On a recent grocery shopping trip, Rochelle Hamby and her husband filled up a shopping cart with items that included steaks and lobster. Her bill came out to $14.

Hamby's pantry looks like as if could survive a zombie apocalypse.

Using clipped-out newspaper coupons, deals she discovered online and her own aggressive shopping methods, she's filled the shelves with laundry detergent, toilet paper and soup. Her garage freezer is full of Angus sirloins and T-bone steaks, which, with a Wall Street trader's acuity, she stocked up on at rock-bottom prices.

“I could probably live on what I already have in my house for another year or two without purchasing anything except fresh produce,” she said.

Hamby does not fit the stereotypical image of the penny-pinching, money-worrying coupon clipper. She sees pursuing discounts not as a necessary evil, but as a fun game of “How much can I save?”

As many of us stress about rising gas prices, world food shortages or the sputtering economy, Hamby has risen to the challenge and is saving herself thousands of dollars, one 50-cent coupon at a time.

“I wish I did this in my 20s when I was broke,” says Hamby, who works for the U.S. Department of Veterans Affairs. “Some people laugh at me for couponing, but I'm laughing all the way to the bank.”

On Web sites with names like The Dollar Stretcher and Hot Coupon World, shoppers have formed communities that will tell you whether a deal is too good to be true or whether you should bother to fire up the printer.

Some bloggers have made a business out of deal hunting.

Crystal Paine, a stay-at-home mother in Kansas City, Kan., was writing a personal blog about being a Christian mom three years ago.
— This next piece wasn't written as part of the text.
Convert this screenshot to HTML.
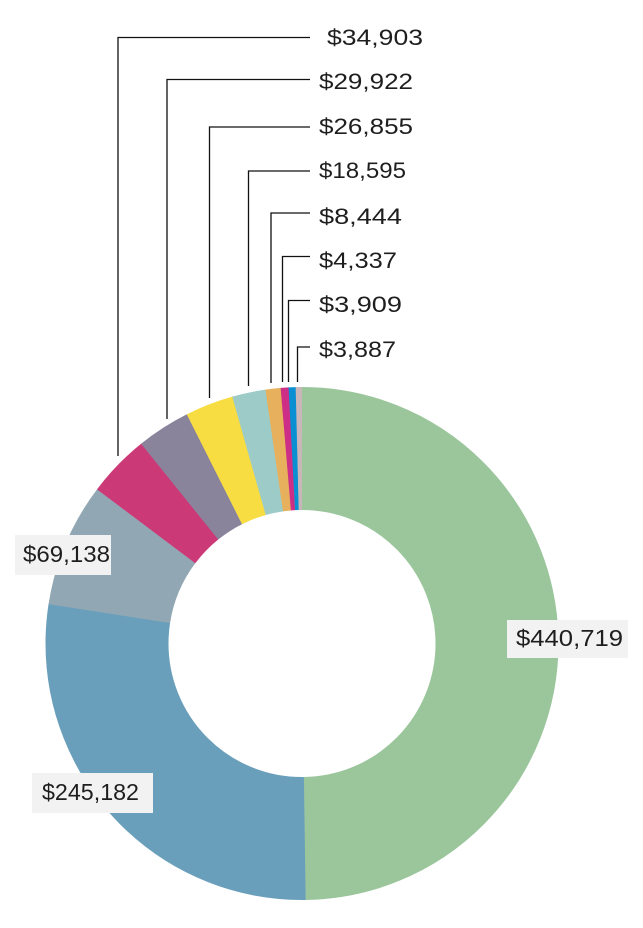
<!DOCTYPE html>
<html>
<head>
<meta charset="utf-8">
<style>
  html,body{margin:0;padding:0;background:#fff;}
  body{width:643px;height:928px;overflow:hidden;}
  svg{display:block;}
  text{font-family:"Liberation Sans",sans-serif;fill:#1e1e1e;}
</style>
</head>
<body>
<svg width="643" height="928" viewBox="0 0 643 928" xmlns="http://www.w3.org/2000/svg">
  <!-- donut via stroked circle, r=195, width=123, C=1225.22 -->
  <g transform="rotate(-90 302 643.5)" fill="none" stroke-width="123">
    <circle cx="302" cy="643.5" r="195" stroke="#9bc69c" stroke-dasharray="609.9 1225.22" stroke-dashoffset="0"/>
    <circle cx="302" cy="643.5" r="195" stroke="#6a9fbb" stroke-dasharray="339.5 1225.22" stroke-dashoffset="-609.53"/>
    <circle cx="302" cy="643.5" r="195" stroke="#91a8b4" stroke-dasharray="96.0 1225.22" stroke-dashoffset="-948.62"/>
    <circle cx="302" cy="643.5" r="195" stroke="#cc3977" stroke-dasharray="48.6 1225.22" stroke-dashoffset="-1044.24"/>
    <circle cx="302" cy="643.5" r="195" stroke="#89839c" stroke-dasharray="41.7 1225.22" stroke-dashoffset="-1092.51"/>
    <circle cx="302" cy="643.5" r="195" stroke="#f7dc42" stroke-dasharray="37.5 1225.22" stroke-dashoffset="-1133.89"/>
    <circle cx="302" cy="643.5" r="195" stroke="#9ccbc8" stroke-dasharray="26.0 1225.22" stroke-dashoffset="-1171.03"/>
    <circle cx="302" cy="643.5" r="195" stroke="#e6b05d" stroke-dasharray="12.0 1225.22" stroke-dashoffset="-1196.75"/>
    <circle cx="302" cy="643.5" r="195" stroke="#cc2f85" stroke-dasharray="6.3 1225.22" stroke-dashoffset="-1208.43"/>
    <circle cx="302" cy="643.5" r="195" stroke="#0a8fd2" stroke-dasharray="5.7 1225.22" stroke-dashoffset="-1214.43"/>
    <circle cx="302" cy="643.5" r="195" stroke="#c8b6b8" stroke-dasharray="5.38 1225.22" stroke-dashoffset="-1219.84"/>
  </g>

  <!-- leader lines -->
  <g fill="none" stroke="#111" stroke-width="1.3">
    <polyline points="118,456 118,37.5 310,37.5"/>
    <polyline points="167,419 167,79.5 310,79.5"/>
    <polyline points="209.5,398 209.5,127 310,127"/>
    <polyline points="248.5,386 248.5,171 310,171"/>
    <polyline points="271,383 271,213 310,213"/>
    <polyline points="282.5,382 282.5,256.5 310,256.5"/>
    <polyline points="288.5,382 288.5,300.5 310,300.5"/>
    <polyline points="297.5,382 297.5,347 310,347"/>
  </g>

  <!-- leader labels -->
  <g font-size="22">
    <text x="327" y="45" textLength="96" lengthAdjust="spacingAndGlyphs">$34,903</text>
    <text x="319" y="89" textLength="94" lengthAdjust="spacingAndGlyphs">$29,922</text>
    <text x="319" y="134" textLength="94" lengthAdjust="spacingAndGlyphs">$26,855</text>
    <text x="319" y="178" textLength="87" lengthAdjust="spacingAndGlyphs">$18,595</text>
    <text x="319" y="224" textLength="83" lengthAdjust="spacingAndGlyphs">$8,444</text>
    <text x="319" y="268" textLength="78" lengthAdjust="spacingAndGlyphs">$4,337</text>
    <text x="319" y="312" textLength="83" lengthAdjust="spacingAndGlyphs">$3,909</text>
    <text x="319" y="357" textLength="77" lengthAdjust="spacingAndGlyphs">$3,887</text>
  </g>

  <!-- boxed labels -->
  <rect x="507" y="620" width="121" height="38" fill="#f2f2f2"/>
  <text x="516" y="646" font-size="23" textLength="107" lengthAdjust="spacingAndGlyphs">$440,719</text>

  <rect x="15" y="535" width="96" height="40" fill="#f2f2f2"/>
  <text x="23" y="562" font-size="23" textLength="87" lengthAdjust="spacingAndGlyphs">$69,138</text>

  <rect x="32" y="773" width="121" height="40" fill="#f2f2f2"/>
  <text x="42" y="800" font-size="23" textLength="97" lengthAdjust="spacingAndGlyphs">$245,182</text>
</svg>
</body>
</html>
She noticed the shopping tips she was posting were getting a lot of attention, so she spun it into a separate site, Money Saving Mom. She gets about 20,000 visitors to her site per day.

“It's a pretty hot topic right now,” Paine said of being a part of what she calls the “Frugal Blogosphere.” “I make a very decent income off of it.”

Deal hunters such as Paine find stores that double or triple the value of coupons, “stack” store deals with manufacturer's coupons and take advantage of loyalty card programs at drugstores and grocery stores.

Though there are plenty of sites that share online discount codes for high-def TVs or Dell laptops, Paine chooses to focus on necessities.

“A lot of people that read my site, that would be way out of their budget,” she said. “Everyone has to eat. Everyone has to buy groceries.”